Figure 4. Transmural flow increases CCL21 secretion by lymphatic endothelium

a, Representative confocal images show CCL21 (green) expressed by lymphatic endothelial cells (LECs) after 12 h exposure to 0 (static), 0.1, and 1μm/sec flow; red, VE-cadherin; bar, 20μm. b, Image quantification of CCL21 protein in cells exposed to 12h flow vs. static conditions. c, CCL21 protein measured by ELISA after 24h culture. d, Representative images of lymphatic vessels (red, LYVE-1) and CCL21 (green) in lymphedematous (LE), control, and overhydrated (OH) skin. Arrows indicate lymphatic vessels; bar, 50μm. e, Quantification of CCL21 staining in cultured LECs after 12h transmural flow. f, Real-time PCR expression after 6h and 12h flow treatment. g, DC transmigration across a LEC monolayer with control IgG or anti-CCR7 blocking antibodies. h, CCL19 gene expression by DCs in 3D cultures after 12h static or flow conditions. i, Representative histogram from flow cytometry showing no differences in CCR7 expression by DCs in static (dotted line) and 12h flow (1μm/sec, solid line) conditions; shaded area shows the negative control. j, Real-time PCR for CCR7 expression in DCs after 24h of siRNA transfection. k, DC transmigration across a LEC monolayer following DC transfection with control or CCR7 siRNA. l, CCL21 blocking inhibits the flow-enhanced DC transmigration across LECs. *P<0.05 compared to static controls.

Figure 5. Lymphatic expression of adhesion molecules is regulated by transmural flow

a, Immunostaining for ICAM-1, E-selectin and VCAM-1 (green) on cultured lymphatic endothelial cells (LECs) after 12h flow. Bar, 20μm. b, Image quantification from cultured LECs. c, Quantification of ICAM-1⁺, E-selectin⁺, and VCAM-1⁺ pixels associate with lymphatic structures (LYVE-1⁺) in mouse tail skin sections. d, Normalized gene expression after 6h and 12h flow; black bars show 12h flow in the presence of mature DCs. e, Confocol z-slices after 12h of 1μm/s flow, podoplanin (Podo, red) delineates the cell membrane; bar, 5 μm. *P<0.05 compared to static.
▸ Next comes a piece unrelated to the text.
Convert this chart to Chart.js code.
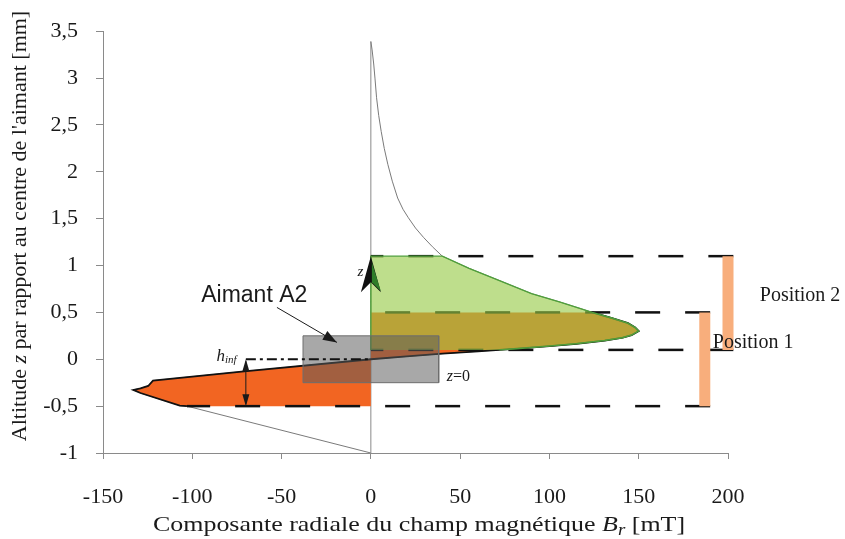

Figure 6. ICAM and E-selectin regulate flow-enhanced, but not static, DC transmigration

a, Transmigration of dendritic cells (DCs) across lymphatic endothelial cells (LECs) in presence of blocking antibodies after 12h flow (black bars) or static (white bars) conditions. b, No change in effective permeability to dextran of LECs blocked with ICAM-1, E-selectin or VCAM-1 after 12h flow. c, ICAM-1 protein on LECs following ICAM-1 siRNA knockdown; cells were stimulated for 12h with 10ng/ml TNF-α before measurement. d, DC transmigration across ICAM-1-silenced LECs under 1μm/s flow conditions. e and f, DC surface expression by flow cytometry (e) or gene expression by real-time PCR (f) of receptors to ICAM-1, VCAM-1, and E-selectin are not affected by flow.